The Federal Communications Commission (FCC) will begin enforcing the cable set top box “common reliance” rules, an important step toward freeing consumers from being forced to lease a set top box from their cable company. Today’s milestone also follows the FCC’s release of a Notice of Proposed Rulemaking (NPRM) on two-way plug-and-play and its denial late Friday of a blanket request from the National Cable and Telecommunications Association (NCTA) to waive these important pro-competitive rules for the entire cable industry.

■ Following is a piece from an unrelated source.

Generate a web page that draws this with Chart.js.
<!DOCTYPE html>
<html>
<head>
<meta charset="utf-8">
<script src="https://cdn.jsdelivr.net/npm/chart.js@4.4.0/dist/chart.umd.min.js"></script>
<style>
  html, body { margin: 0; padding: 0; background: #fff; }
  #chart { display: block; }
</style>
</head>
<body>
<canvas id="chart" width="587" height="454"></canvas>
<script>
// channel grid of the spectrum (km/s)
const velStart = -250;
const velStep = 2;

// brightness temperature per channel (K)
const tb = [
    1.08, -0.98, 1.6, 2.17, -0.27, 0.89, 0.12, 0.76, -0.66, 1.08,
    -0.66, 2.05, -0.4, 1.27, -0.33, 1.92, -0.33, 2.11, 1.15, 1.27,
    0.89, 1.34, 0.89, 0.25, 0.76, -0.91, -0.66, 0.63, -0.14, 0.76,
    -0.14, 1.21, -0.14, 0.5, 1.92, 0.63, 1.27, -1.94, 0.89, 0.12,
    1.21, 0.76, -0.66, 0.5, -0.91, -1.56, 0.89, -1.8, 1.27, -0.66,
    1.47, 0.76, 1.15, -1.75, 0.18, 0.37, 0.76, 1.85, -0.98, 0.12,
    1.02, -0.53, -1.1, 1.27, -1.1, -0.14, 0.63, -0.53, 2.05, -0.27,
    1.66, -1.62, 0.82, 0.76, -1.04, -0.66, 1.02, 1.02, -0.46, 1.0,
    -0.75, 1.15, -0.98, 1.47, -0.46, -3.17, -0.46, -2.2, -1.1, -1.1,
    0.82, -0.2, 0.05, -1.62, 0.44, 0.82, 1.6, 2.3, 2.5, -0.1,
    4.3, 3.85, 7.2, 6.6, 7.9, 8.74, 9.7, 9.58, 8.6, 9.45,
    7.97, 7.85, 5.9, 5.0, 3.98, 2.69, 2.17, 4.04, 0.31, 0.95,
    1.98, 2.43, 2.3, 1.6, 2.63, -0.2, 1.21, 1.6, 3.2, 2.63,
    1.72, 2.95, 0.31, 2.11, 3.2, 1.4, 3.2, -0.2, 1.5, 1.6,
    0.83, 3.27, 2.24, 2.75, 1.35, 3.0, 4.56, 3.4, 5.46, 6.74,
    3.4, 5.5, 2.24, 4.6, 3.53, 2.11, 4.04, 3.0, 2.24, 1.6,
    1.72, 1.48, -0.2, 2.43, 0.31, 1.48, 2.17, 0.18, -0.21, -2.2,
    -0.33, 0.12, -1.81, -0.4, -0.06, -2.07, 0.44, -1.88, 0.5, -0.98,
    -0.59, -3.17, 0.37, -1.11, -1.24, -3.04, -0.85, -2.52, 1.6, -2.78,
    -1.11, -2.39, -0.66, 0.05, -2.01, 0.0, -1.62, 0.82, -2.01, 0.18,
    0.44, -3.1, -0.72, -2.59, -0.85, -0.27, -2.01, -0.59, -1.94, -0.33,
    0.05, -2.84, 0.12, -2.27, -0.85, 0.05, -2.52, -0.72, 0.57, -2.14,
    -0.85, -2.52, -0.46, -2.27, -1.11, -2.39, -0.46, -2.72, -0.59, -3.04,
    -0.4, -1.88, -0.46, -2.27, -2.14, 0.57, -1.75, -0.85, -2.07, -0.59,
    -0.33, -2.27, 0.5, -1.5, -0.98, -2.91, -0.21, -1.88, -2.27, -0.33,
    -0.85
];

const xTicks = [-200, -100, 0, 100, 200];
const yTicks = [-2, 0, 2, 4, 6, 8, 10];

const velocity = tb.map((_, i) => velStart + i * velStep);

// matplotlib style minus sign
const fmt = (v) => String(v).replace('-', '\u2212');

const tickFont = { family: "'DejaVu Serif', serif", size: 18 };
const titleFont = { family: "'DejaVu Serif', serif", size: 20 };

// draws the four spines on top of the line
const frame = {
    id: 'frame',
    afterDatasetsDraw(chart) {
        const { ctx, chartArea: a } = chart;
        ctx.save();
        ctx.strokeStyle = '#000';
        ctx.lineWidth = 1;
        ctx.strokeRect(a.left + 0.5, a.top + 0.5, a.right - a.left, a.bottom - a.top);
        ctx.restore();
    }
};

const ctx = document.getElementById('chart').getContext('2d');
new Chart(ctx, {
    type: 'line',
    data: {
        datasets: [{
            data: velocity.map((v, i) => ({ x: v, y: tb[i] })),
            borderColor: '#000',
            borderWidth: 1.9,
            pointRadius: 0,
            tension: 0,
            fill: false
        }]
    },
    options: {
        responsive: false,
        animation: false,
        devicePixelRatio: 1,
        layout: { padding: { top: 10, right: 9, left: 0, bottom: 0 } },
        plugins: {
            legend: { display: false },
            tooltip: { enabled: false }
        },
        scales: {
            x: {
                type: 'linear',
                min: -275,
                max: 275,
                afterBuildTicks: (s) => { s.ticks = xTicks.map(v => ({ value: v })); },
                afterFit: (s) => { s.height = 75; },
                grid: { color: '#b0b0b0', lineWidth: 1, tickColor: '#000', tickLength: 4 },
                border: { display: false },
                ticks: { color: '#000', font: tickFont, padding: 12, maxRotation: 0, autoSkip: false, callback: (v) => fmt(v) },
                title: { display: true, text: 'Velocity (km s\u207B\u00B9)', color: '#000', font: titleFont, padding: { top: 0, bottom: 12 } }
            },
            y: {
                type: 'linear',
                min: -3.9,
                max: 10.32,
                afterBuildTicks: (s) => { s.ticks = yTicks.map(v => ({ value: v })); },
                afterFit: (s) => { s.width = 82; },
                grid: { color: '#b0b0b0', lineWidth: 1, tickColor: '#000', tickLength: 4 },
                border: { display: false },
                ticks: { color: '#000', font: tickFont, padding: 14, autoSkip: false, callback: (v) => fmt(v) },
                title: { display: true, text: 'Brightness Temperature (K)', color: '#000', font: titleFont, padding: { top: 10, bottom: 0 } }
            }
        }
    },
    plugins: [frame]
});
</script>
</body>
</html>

The FCC’s rules requiring common reliance implement a congressionally-mandated competitive cable equipment marketplace. The rules require cable companies to provide customers who lease set top boxes from their cable provider, and those who choose competitive equipment available at retail, with the same security module, called a CableCARD.
“We have finally arrived at the July 1 implementation date, and soon consumers will be offered the widest choices in both equipment and services,” said CEA President and CEO, Gary Shapiro. “Between this momentous milestone and last week’s action by the FCC to bring two-way plug-and-play devices to market, consumers will soon reap the benefits of the competitive marketplace that Congress envisioned over a decade ago.”
The CableCARD rules, which went into effect on July 1, require cable operators to make operational the CableCARD in their own set top boxes offered for lease to consumers. The FCC has repeatedly found that its rule provides cable companies with the necessary incentive to ensure that the CableCARDs are fully functional when used in competitive equipment, including set top boxes and digital cable ready televisions. Manufacturers have already shipped over eight million such competitive devices.